No. The effective difference is less than two hours *already* when the trans are detoured.
273 mi Chi-Dearborn + ~60 mi Dearborn-Toledo; 6 stations (Dearborn, Ann Arbor, Battle Creek, Kalamazoo, Niles)

234 mi Chi-Toledo; 4 stations

Even if the speeds are the same on the Michigan route as the existing route, I calculate about 1 hr. 15 min. difference in pure runtime. The speeds, however, should be faster on the Michigan route -- and there should be less delay due to train congestion. The extra stations would add to the time -- maybe 10-20 minutes more. (Possibly more if the stations are very busy, but that is its own reward.) I'm assuming there would be less delay due to train congestion on the Michigan route; if there is more delay due to train congestion, of course, that changes the conclusion entirely.
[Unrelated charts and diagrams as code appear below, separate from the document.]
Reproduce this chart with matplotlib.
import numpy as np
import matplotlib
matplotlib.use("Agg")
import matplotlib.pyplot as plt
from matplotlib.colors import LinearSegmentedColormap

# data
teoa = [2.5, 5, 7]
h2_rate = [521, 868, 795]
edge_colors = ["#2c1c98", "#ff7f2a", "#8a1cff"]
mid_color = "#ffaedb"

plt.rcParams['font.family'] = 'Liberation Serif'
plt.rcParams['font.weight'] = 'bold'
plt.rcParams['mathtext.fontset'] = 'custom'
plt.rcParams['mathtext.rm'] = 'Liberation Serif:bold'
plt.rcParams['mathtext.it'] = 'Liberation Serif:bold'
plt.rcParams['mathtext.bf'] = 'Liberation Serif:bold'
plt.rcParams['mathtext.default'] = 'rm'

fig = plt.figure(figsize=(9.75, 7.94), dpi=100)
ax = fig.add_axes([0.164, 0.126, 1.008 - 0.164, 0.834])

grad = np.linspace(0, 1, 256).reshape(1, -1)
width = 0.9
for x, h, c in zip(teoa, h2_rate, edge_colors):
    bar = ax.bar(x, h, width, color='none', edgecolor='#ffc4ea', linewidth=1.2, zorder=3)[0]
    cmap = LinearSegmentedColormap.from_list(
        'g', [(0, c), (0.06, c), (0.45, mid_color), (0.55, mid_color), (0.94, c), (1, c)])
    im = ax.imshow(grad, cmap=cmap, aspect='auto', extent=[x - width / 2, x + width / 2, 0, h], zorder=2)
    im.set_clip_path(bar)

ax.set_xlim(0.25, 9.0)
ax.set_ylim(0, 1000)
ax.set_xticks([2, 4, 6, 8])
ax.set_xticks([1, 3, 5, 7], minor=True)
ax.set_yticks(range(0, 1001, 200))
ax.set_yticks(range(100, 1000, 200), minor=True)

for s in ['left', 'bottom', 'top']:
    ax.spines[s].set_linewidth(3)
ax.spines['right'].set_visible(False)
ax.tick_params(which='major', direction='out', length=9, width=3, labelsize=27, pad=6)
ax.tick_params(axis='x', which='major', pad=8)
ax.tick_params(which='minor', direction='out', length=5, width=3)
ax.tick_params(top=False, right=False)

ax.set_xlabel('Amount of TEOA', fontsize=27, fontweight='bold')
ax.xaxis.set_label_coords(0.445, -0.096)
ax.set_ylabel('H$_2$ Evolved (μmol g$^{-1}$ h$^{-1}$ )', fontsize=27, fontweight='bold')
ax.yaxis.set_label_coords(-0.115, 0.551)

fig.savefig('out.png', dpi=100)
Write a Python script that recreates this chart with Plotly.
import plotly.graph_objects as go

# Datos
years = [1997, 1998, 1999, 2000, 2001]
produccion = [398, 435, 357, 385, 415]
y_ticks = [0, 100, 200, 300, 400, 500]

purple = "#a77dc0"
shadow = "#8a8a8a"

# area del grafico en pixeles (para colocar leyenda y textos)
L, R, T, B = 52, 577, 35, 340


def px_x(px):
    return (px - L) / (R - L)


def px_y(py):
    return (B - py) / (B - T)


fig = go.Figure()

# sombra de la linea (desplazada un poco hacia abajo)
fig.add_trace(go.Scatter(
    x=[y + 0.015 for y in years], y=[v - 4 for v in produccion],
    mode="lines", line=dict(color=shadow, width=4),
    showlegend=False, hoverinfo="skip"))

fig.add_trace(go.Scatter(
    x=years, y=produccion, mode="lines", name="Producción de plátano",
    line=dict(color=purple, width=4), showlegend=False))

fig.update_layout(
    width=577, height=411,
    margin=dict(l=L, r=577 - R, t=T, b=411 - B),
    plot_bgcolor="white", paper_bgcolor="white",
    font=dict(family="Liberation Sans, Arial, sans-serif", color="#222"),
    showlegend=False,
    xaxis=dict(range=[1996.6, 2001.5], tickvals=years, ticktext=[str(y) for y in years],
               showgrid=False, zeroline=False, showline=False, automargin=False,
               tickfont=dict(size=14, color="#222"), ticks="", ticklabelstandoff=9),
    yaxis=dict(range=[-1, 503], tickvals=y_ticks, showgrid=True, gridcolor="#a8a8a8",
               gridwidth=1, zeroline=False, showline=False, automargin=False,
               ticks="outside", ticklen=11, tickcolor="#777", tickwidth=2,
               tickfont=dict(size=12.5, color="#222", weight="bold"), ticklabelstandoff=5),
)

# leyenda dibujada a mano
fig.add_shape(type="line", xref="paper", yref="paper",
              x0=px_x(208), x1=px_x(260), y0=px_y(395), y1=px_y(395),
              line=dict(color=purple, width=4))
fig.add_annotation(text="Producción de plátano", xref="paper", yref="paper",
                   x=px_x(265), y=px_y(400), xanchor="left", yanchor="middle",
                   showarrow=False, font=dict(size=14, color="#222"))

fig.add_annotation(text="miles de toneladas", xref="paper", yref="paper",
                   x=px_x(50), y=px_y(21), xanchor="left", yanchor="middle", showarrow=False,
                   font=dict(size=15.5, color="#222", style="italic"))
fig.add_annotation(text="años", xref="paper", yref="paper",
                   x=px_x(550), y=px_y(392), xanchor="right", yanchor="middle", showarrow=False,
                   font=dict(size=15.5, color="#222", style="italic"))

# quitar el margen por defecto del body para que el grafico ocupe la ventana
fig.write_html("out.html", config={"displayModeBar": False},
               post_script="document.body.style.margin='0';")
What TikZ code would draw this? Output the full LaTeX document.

I am told that a reroute is on hold at present, due to the track upgrades in Michigan. But it is likely to be revisited once that work has been completed in 2016.
That's exactly what I want to hear. :) You certainly wouldn't want to do it while the upgrades are ongoing, but it might start looking quite attractive after they're done. If there is enough rolling stock to handle the demand!
 
It should also be noted that the Detroit Station, isn't really set up to handle terminating trains (as it would have to if you're running TOL-DET) and isn't really positioned in any way that would work for trains heading CHI-DET-TOL-NYP, as it would require a reverse move to get to DET. Better routing would be to have it the trains head south after Dearborn (which is what I think they do when they get detoured).